Hi kkkkyle7. Welcome to the forum. I don't know the answer to your questions but I know someone here will. I just wanted to say welcome aboard


----------



## soxfan81 (Jan 25, 2009)

If your worried about the silicone you should fill it up and see if it leaks. New silicone on top of old silcone will not adhere and is not going to help you. I have had good results with krylon fusion paint it is made to stick to plastic. But I wouldn't paint anything that is going to be in the water. Be careful with the front of the tank I have never gotten paint on acyrlic but you can't use a metal razor blade to take the overspray off. It will scratch the acyrlic. Hope this helps


----------



## Tyyrlym (Jun 1, 2008)

Agreed, so long as what you're painting isn't going in the water it should be fine. I'd use an outdoor paint because it's likely to get wet so having something that's designed to take that is a good idea. Make sure to mask out the areas you don't want painted and be diligent about it. If the tank is glass scrapping off overspray isn't a big deal, but with good masking you won't have to. The one place you want to be doubly sure about is the top. You need to seal up the tank in such a way as to prevent paint from getting into the aquarium. So long as you do that you should be fine.

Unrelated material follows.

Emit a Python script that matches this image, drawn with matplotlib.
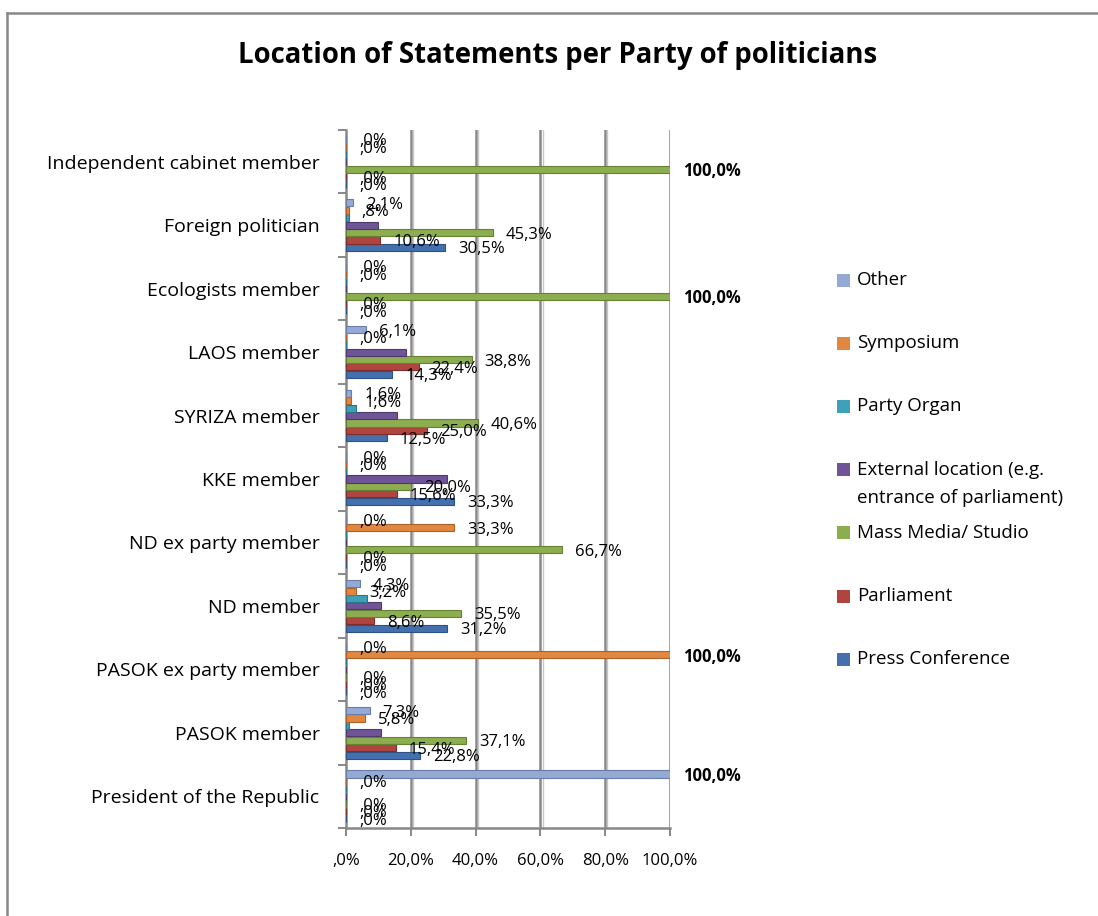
import matplotlib
matplotlib.use("Agg")
import matplotlib.pyplot as plt
from matplotlib.lines import Line2D
from matplotlib.patches import Rectangle
import numpy as np

plt.rcParams['font.family'] = ['Open Sans', 'DejaVu Sans']

categories = ["President of the Republic", "PASOK member", "PASOK ex party member",
              "ND member", "ND ex party member", "KKE member", "SYRIZA member",
              "LAOS member", "Ecologists member", "Foreign politician",
              "Independent cabinet member"]

series_names = ["Press Conference", "Parliament", "Mass Media/ Studio",
                "External location (e.g.\nentrance of parliament)", "Party Organ",
                "Symposium", "Other"]

press_conference = [0, 22.8, 0, 31.2, 0, 33.3, 12.5, 14.3, 0, 30.5, 0]
parliament       = [0, 15.4, 0, 8.6, 0, 15.6, 25.0, 22.4, 0, 10.6, 0]
mass_media       = [0, 37.1, 0, 35.5, 66.7, 20.0, 40.6, 38.8, 100.0, 45.3, 100.0]
external_loc     = [0, 10.9, 0, 10.8, 0, 31.1, 15.6, 18.4, 0, 10.0, 0]
party_organ      = [0, 1.0, 0, 6.5, 0, 0, 3.1, 0, 0, 0.8, 0]
symposium        = [0, 5.8, 100.0, 3.2, 33.3, 0, 1.6, 0, 0, 0.8, 0]
other            = [100.0, 7.3, 0, 4.3, 0, 0, 1.6, 6.1, 0, 2.1, 0]

series_values = [press_conference, parliament, mass_media, external_loc,
                 party_organ, symposium, other]
# which series show data labels in the reference
show_labels = [True, True, True, False, False, True, True]
colors = ['#4471AE', '#B0453F', '#8DAE4F', '#6F5497', '#3FA0B9', '#E2873F', '#94AAD4']
edge_colors = ['#2E5283', '#7F2F2B', '#66803A', '#4F3A6E', '#2C7486', '#A9622C', '#6A7FA8']

x_ticks = [0, 20, 40, 60, 80, 100]
x_ticklabels = [",0%", "20,0%", "40,0%", "60,0%", "80,0%", "100,0%"]


def fmt(v):
    s = f"{v:.1f}".replace('.', ',')
    if s.startswith('0'):
        s = s[1:]
    return s + '%'


W, H = 1098, 916
fig = plt.figure(figsize=(W / 100, H / 100), dpi=100)
fig.patch.set_facecolor('white')

ax = fig.add_axes([346 / W, 1 - 828 / H, (670 - 346) / W, (828 - 130) / H])

n = len(categories)
y = np.arange(n)
pitch = 0.117
height = 0.112

for i, (vals, c, ec) in enumerate(zip(series_values, colors, edge_colors)):
    off = (i - 3) * pitch
    ax.barh(y + off, vals, height=height, color=c, edgecolor=ec, linewidth=0.8, zorder=3)
    if not show_labels[i]:
        continue
    for yy, v in zip(y, vals):
        ax.annotate(fmt(v), xy=(v, yy + off), xytext=(13, -2), textcoords='offset pixels',
                    ha='left', va='center', fontsize=12,
                    fontweight='bold' if v >= 100 else 'normal', color='black',
                    zorder=5, annotation_clip=False)

ax.set_xlim(0, 100)
ax.set_ylim(-0.5, n - 0.5)

for xt in x_ticks[1:]:
    ax.axvline(xt, color='#888888', lw=1.8, zorder=1)
    ax.axvline(xt + 0.7, color='#C8C8C8', lw=1.0, zorder=1)

ax.set_xticks(x_ticks)
ax.set_xticklabels(x_ticklabels, fontsize=12)
ax.tick_params(axis='x', direction='out', length=6, width=1.4, color='#888888', pad=12)

ax.set_yticks(y)
ax.set_yticklabels(categories, fontsize=14)
ax.tick_params(axis='y', which='major', length=0, pad=19)
ax.set_yticks(np.arange(-0.5, n, 1.0), minor=True)
ax.tick_params(axis='y', which='minor', direction='out', length=6, width=1.4, color='#888888')

for s in ['top', 'right']:
    ax.spines[s].set_visible(False)
for s in ['left', 'bottom']:
    ax.spines[s].set_color('#888888')
    ax.spines[s].set_linewidth(1.8)

fig.text(558 / W, 1 - 55 / H, "Location of Statements per Party of politicians",
         ha='center', va='center', fontsize=19.8, fontweight='bold')

# chart border
fig.add_artist(Line2D([7 / W, 7 / W], [0, 1 - 13 / H], color='#888888', lw=1.8))
fig.add_artist(Line2D([7 / W, 1], [1 - 13 / H, 1 - 13 / H], color='#888888', lw=1.8))

# legend (reversed order: Other at top)
legend_y = [280 + k * 63.2 for k in range(len(series_names))]
for k, idx in enumerate(range(len(series_names) - 1, -1, -1)):
    yy = legend_y[k]
    fig.add_artist(Rectangle((837 / W, 1 - (yy + 6.5) / H), 13 / W, 13 / H,
                             facecolor=colors[idx], edgecolor='none'))
    lines = series_names[idx].split('\n')
    for j, line in enumerate(lines):
        fig.text(857 / W, 1 - (yy + j * 28) / H, line, ha='left', va='center',
                 fontsize=13.5)

fig.savefig('out.png', dpi=100)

I didn't spray the trim on my 48 gallon tank but I did spray a background onto it and things worked out just fine.

Like soxfan81 said, silicone over silicone isn't going to do you much good. If you're worried about leaks you can fill the tank outside and let it sit for several days to ensure it doesn't leak. The downside is there's no way to test for leaks that might happen in a year or so. Scraping out all the silicone in the tank and resealing it yourself could be done but its a lot of work.


----------



## kkkkyle7 (Feb 10, 2009)

so new silicone will not stick to the old siliconeat all?
the reason I just want to add a little more so there is a less chance of it leaking
and on the outside if the tank on the corners some of the silicone seems missing, could I fill that in with new silicone?


----------



## Tyyrlym (Jun 1, 2008)

New silicone on top of old will stick and stay but it's not really sealed the way glass to silicone will seal. It'll be somewhat weak.


----------



## Nudist (Oct 19, 2008)

kkkkyle7 said:


> so new silicone will not stick to the old siliconeat all?
> the reason I just want to add a little more so there is a less chance of it leaking
> and on the outside if the tank on the corners some of the silicone seems missing, could I fill that in with new silicone?


if you want to add more silicone, it wont hurt and could help. if the silocone thats on there now is 1/2" and you put new silicone over it, make it wider... say 1" wide and that would help seal it but if it was me, i would take it outside and fill it up like others have already said and if it dont leak, i would use it like it is. if you do add more to it, make sure its 100% dry and all the smell has gone before setting it up.

Steve


----------